SANDPOINT — The eight-page roster of downtown businesses in Rich Curtis’ hand is stenciled with numbers, highlighted with yellow and orange markers, and dimpled from use.

It is also inaccurate, Curtis said. Therefore the many markings.

He has crossed out and highlighted names of businesses that have closed, moved or been replaced, and has scratched out or updated telephone numbers.

Curtis is among a group of downtown business owners circulating a petition to get rid of a tax meant as a financial tool to promote and market Sandpoint’s downtown.

The roster is the template he and other critics of the downtown business district (BID) use to contact business owners.

Although business owners are required to register with the city, registration is not enforced, causing rifts in the city’s accounting and a business roster that is out of date.

The petition must be delivered to the city today, but the process has become sticky because approximately 10 percent of the businesses on the list no longer exist, or they are named twice, Curtis said.

In addition, the city requires not 51 percent of business owners to sign, but business owners using 51 percent of business space in the district must be against the BID and its tax before the city considers dissolving it, he said.

“We seem to have the majority of the people who don’t want the BID,” Curtis said. “Unfortunately it is not based on one vote per business, we have to have 51 percent of the square footage.”

That means the signatures of owners from a half-dozen, small, downtown businesses will not weigh as much as one signature from Safeway, which is located in the district, he said.

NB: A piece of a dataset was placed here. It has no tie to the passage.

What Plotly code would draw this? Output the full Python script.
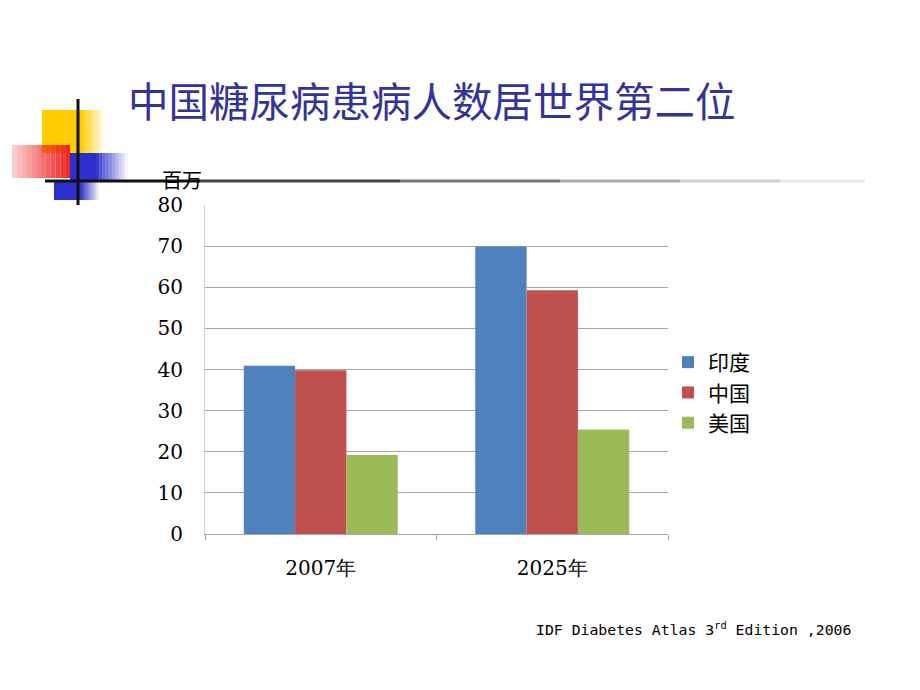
import plotly.graph_objects as go

# ---- data ----
categories = ["2007年", "2025年"]
series_names = ["印度", "中国", "美国"]
india = [40.9, 69.9]
china = [39.8, 59.3]
usa = [19.2, 25.4]
colors = ["#4F81BD", "#C0504D", "#9BBB59"]
y_ticks = [0, 10, 20, 30, 40, 50, 60, 70, 80]

title_text = "中国糖尿病患病人数居世界第二位"
unit_text = "百万"
source_text = "IDF Diabetes Atlas 3<sup>rd</sup> Edition ,2006"

# ---- layout geometry (pixels) ----
W, H = 920, 690
L, R, T, B = 205, 668, 205, 534


def px(x):
    return (x - L) / (R - L)


def py(y):
    return (B - y) / (B - T)


fig = go.Figure()
for name, vals, c in zip(series_names, [india, china, usa], colors):
    fig.add_trace(go.Bar(x=categories, y=vals, name=name, marker_color=c,
                         marker_line_width=0))

shapes = []


def rect(x0, y0, x1, y1, color, opacity=1.0):
    shapes.append(dict(type="rect", xref="paper", yref="paper",
                       x0=px(x0), x1=px(x1), y0=py(y1), y1=py(y0),
                       fillcolor=color, opacity=opacity, line_width=0,
                       layer="above"))


def fade_rect(x0, y0, x1, y1, color, fx0, fx1, n=10):
    if fx0 > x0:
        rect(x0, y0, fx0, y1, color)
    step = (fx1 - fx0) / n
    for i in range(n):
        op = 1 - (i + 0.5) / n
        rect(fx0 + i * step, y0, fx0 + (i + 1) * step, y1, color, op)


# yellow square
fade_rect(42, 110, 105, 153, "#FFCC00", 82, 105)
# red square (lighter to the left)
n = 12
for i in range(n):
    op = 0.2 + 0.8 * (i + 0.5) / n
    rect(12 + i * 58 / n, 145, 12 + (i + 1) * 58 / n, 178, "#F02020", op)
# blue squares
fade_rect(70, 153, 128, 181, "#2E2ECC", 96, 128)
fade_rect(54, 181, 100, 200, "#2E2ECC", 80, 100)
# lines
shapes.append(dict(type="line", xref="paper", yref="paper",
                   x0=px(78), x1=px(78), y0=py(99), y1=py(205),
                   line=dict(color="#111111", width=3), layer="above"))
shapes.append(dict(type="line", xref="paper", yref="paper",
                   x0=px(45), x1=px(200), y0=py(181), y1=py(181),
                   line=dict(color="#111111", width=3), layer="above"))
segs = [(200, 400, "#444444"), (400, 560, "#777777"), (560, 680, "#A8A8A8"),
        (680, 780, "#CFCFCF"), (780, 865, "#E8E8E8")]
for a, b, c in segs:
    shapes.append(dict(type="line", xref="paper", yref="paper",
                       x0=px(a), x1=px(b), y0=py(181), y1=py(181),
                       line=dict(color=c, width=3), layer="above"))

annotations = [
    dict(text=title_text, xref="paper", yref="paper", x=px(432), y=py(99),
         showarrow=False, xanchor="center", yanchor="middle",
         font=dict(family="Noto Sans CJK SC", size=40.5, color="#333399")),
    dict(text=unit_text, xref="paper", yref="paper", x=px(182), y=py(180),
         showarrow=False, xanchor="center", yanchor="middle",
         font=dict(family="Noto Sans CJK SC", size=20, color="#000000")),
    dict(text=source_text, xref="paper", yref="paper", x=px(534), y=py(628),
         showarrow=False, xanchor="left", yanchor="middle",
         font=dict(family="DejaVu Sans Mono", size=14.8, color="#000000")),
]

fig.update_layout(
    width=W, height=H,
    margin=dict(l=L, r=W - R, t=T, b=H - B, pad=0, autoexpand=False),
    paper_bgcolor="white", plot_bgcolor="white",
    barmode="group", bargap=0.335, bargroupgap=0,
    shapes=shapes, annotations=annotations,
    showlegend=True,
    legend=dict(xref="container", yref="container", x=668 / W, y=1 - 342 / H,
                xanchor="left", yanchor="top",
                font=dict(family="Noto Sans CJK SC", size=21, color="#000000"),
                itemwidth=30, tracegroupgap=0, bgcolor="rgba(0,0,0,0)"),
    xaxis=dict(type="category", showgrid=False, showline=True,
               linecolor="#A6A6A6", linewidth=1,
               ticks="outside", tickson="boundaries", ticklen=5,
               tickcolor="#A6A6A6", ticklabelstandoff=16,
               tickfont=dict(family="DejaVu Serif", size=20, color="#000000")),
    yaxis=dict(range=[0, 80], tickvals=y_ticks, showgrid=True,
               gridcolor="#A6A6A6", gridwidth=1, zeroline=False,
               showline=True, linecolor="#D0D0D0", linewidth=1,
               ticks="", ticklabelstandoff=17,
               tickfont=dict(family="DejaVu Serif", size=20, color="#000000")),
)

fig.write_html("out.html")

Despite a failed petition drive last year, the initiative to kill the BID was resurrected in 2010 by Curtis, who owns Exit Realty on First Avenue, and two other downtown business owners including Bonner County Commissioner Cornel Rasor, who owns Army Surplus, and Chris Parks, owner of Misty Mountain Furniture.

The men argue that the money business owners pay through the BID does not bring a financial return to their businesses.

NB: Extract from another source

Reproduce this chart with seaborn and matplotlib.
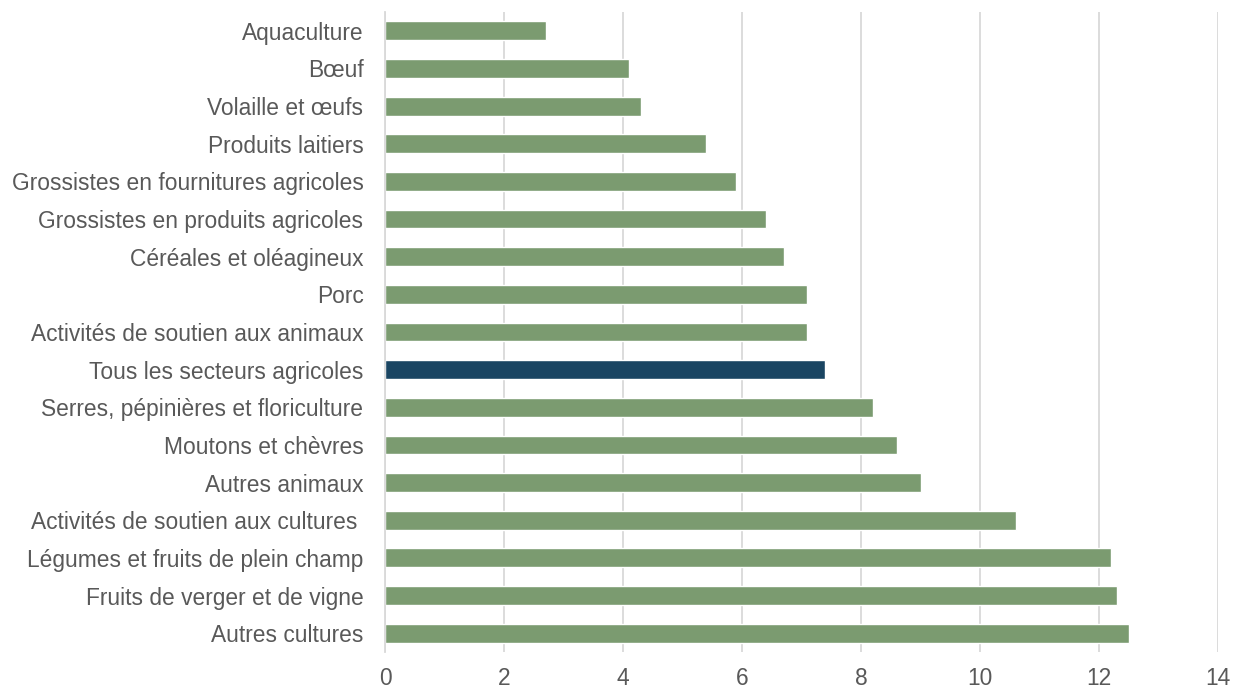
import matplotlib
matplotlib.use("Agg")
import matplotlib.pyplot as plt
import seaborn as sns
import pandas as pd

categories = [
    "Aquaculture",
    "Bœuf",
    "Volaille et œufs",
    "Produits laitiers",
    "Grossistes en fournitures agricoles",
    "Grossistes en produits agricoles",
    "Céréales et oléagineux",
    "Porc",
    "Activités de soutien aux animaux",
    "Tous les secteurs agricoles",
    "Serres, pépinières et floriculture",
    "Moutons et chèvres",
    "Autres animaux",
    "Activités de soutien aux cultures ",
    "Légumes et fruits de plein champ",
    "Fruits de verger et de vigne",
    "Autres cultures",
]
values = [2.7, 4.1, 4.3, 5.4, 5.9, 6.4, 6.7, 7.1, 7.1, 7.4, 8.2, 8.6, 9.0, 10.6, 12.2, 12.3, 12.5]
highlight = "Tous les secteurs agricoles"
x_ticks = [0, 2, 4, 6, 8, 10, 12, 14]

GREEN = "#7b9b70"
NAVY = "#1a4562"
TEXT = "#595959"
GRID = "#d9d9d9"

sns.set_theme(style="white")
plt.rcParams["font.family"] = ["Liberation Sans", "DejaVu Sans"]

df = pd.DataFrame({"secteur": categories, "valeur": values})
df["groupe"] = ["total" if c == highlight else "secteur" for c in categories]

fig = plt.figure(figsize=(12.41, 6.90), dpi=100)
ax = fig.add_axes([0.3102, 0.0551, 0.6713, 0.9275])

sns.barplot(
    data=df, y="secteur", x="valeur", hue="groupe",
    palette={"secteur": GREEN, "total": NAVY},
    orient="h", width=0.5, legend=False, ax=ax, dodge=False,
    saturation=1,
)

ax.set_xlim(0, 14)
ax.set_xticks(x_ticks)
ax.set_xticklabels([str(t) for t in x_ticks])
ax.set_xlabel("")
ax.set_ylabel("")
ax.xaxis.grid(True, color=GRID, linewidth=1.3)
ax.set_axisbelow(True)
for side in ["top", "right", "bottom"]:
    ax.spines[side].set_visible(False)
ax.spines["left"].set_color(GRID)
ax.spines["left"].set_linewidth(1.3)
ax.tick_params(axis="both", length=0, labelsize=16.4, colors=TEXT)
ax.tick_params(axis="y", pad=15.5)
ax.tick_params(axis="x", pad=11)

fig.savefig("out.png", dpi=100)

Approximately $900,000 has been generated by the BID in the decade of its existence. The money is misspent, Curtis said, with more than half used for administrative tasks.

Supporters of the BID counter that many events and amenities downtown are paid with BID money. The tax money supports the Downtown Business Association and is responsible for keeping the downtown area viable. It pays for aesthetic improvements that draw people to Sandpoint, for marketing the downtown area and for organizing many popular events.

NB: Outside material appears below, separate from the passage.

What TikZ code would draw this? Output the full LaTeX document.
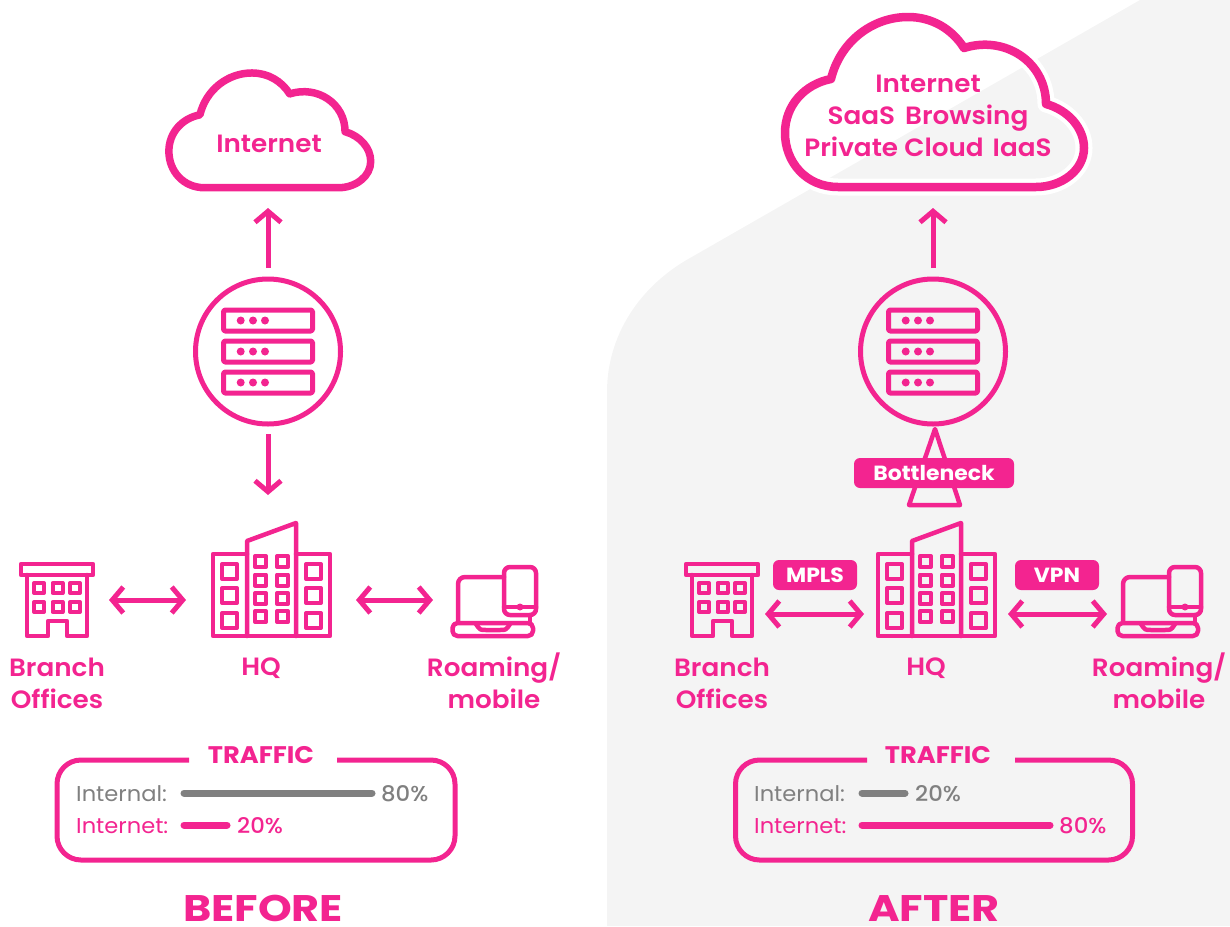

In addition, the DSBA represents business interests at City Hall and has earned the respect of the council, supporters contend.

The association uses its Web site at www.downtownsandpoint.com to update members and, more recently, to rally against the petition drive.

“We have been talking to businesses within the BID to see if they have questions and to correct misinformation,” Chris Bessler, owner of Keokee Publishing and DSBA president, said. “We’re trying to be active. We put on a public forum, have had Op-Ed pieces, we did a radio show and have responded on blogs and our Web site.”

Although opponents of the BID say they are not against the DSBA, the organization would probably dissolve without the financial support, Bessler said.

If the petition drive is successful, it will ham-string the association, he said.

 “If it passes, the DSBA is not going to be viable,” he said.

But the roadblocks to gathering enough signatures are imposing. Any defunct business that is crossed off the city’s list of registered businesses changes the square-foot equation, therefore changing the number of signatures required to unseat the BID.

The men plan to go door-to-door in their effort to gather more signatures before the Friday afternoon deadline.

“Either the majority of the people want the BID and feel the DSBA is doing a great job, or they don’t,” Curtis said. “It’s a democracy. It’s a majority vote.”